Wilson argued skilfully that Vemork was SOE business and should remain so. Writing of the need to destroy both the existing heavy water and its means of production, he stated: ‘The application of this product to H.E. [high explosives] is both Churchill’s and Hitler’s secret weapon, and bands of scientists are engaged in a race for the final result … It is vitally necessary that the greatest secrecy should be preserved, and unfortunately many people appear to have been dabbling in this highly dangerous subject.’

As the summer 1942 heat hit London, Wilson and Tronstad held a crunch meeting with the movers and shakers at Combined Operations and Tube Alloys, to talk through options. Several possible means of attack were mooted:

1. Local sabotage, using those already employed at the plant.

2. Sending in an SOE sabotage party.

3. Sending in a commando force using flying boats for both insertion and extraction.

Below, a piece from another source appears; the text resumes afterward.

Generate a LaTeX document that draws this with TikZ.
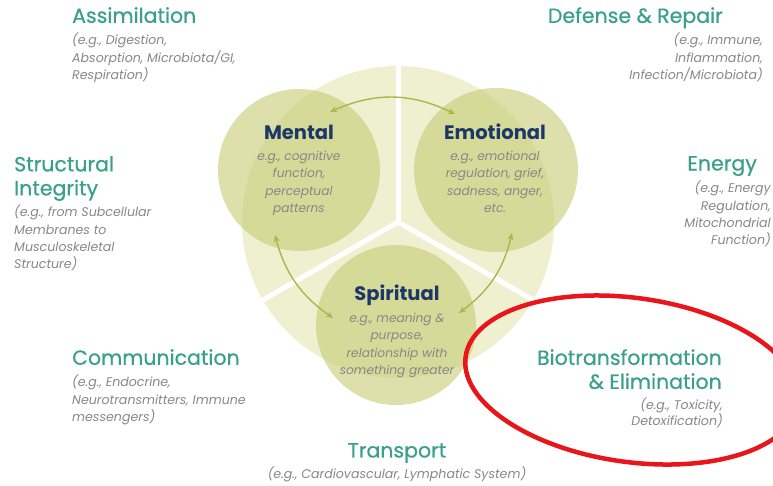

4. Sending in a ‘suicide squad’—one that had no chance of escape.

5. RAF bombing.

Option one was pretty much a non-starter: if it failed, their key intelligence asset—Jomar Brun, the inside man at Vemork—would be severely compromised. Option five had some merit, in that the suggestion now was to bomb the Norvann dam situated high above the Vemork works. It would doubtless have a cataclysmic impact on the plant below, but would very likely ‘prove fatal to the whole population in the valley’. The risk of collateral damage was unacceptably high.

Wilson argued that options three and four were pretty much one and the same thing: a commando force was a suicide squad; they would stand little if any chance of escape. Colonel Robert Neville, chief planner at Combined Operations, tended to agree, but still he favoured such an assault. Several dozen commandos could overpower whatever defences the Germans might have in place, and put Vemork out of action for the duration of the war.

Wilson and Tronstad remained convinced that the Grouse force needed to be used, in a small-scale guerrilla-style attack. With Skinnarland on the ground, and four others poised for their insertion, it was the option that made the greatest sense, they argued. A small force of Norwegians would stand by far the best chance of getting into the plant without being noticed, and of making a getaway.

For now at least, Wilson appeared to have got his way. Vemork would remain chiefly an SOE operation, with Skinnarland and party being the means to effect the vital mission. Fortunately, the Operation Grouse team was in the final stages of their intensive training.

And the man that Wilson intended to lead them figured that they were ready to strike.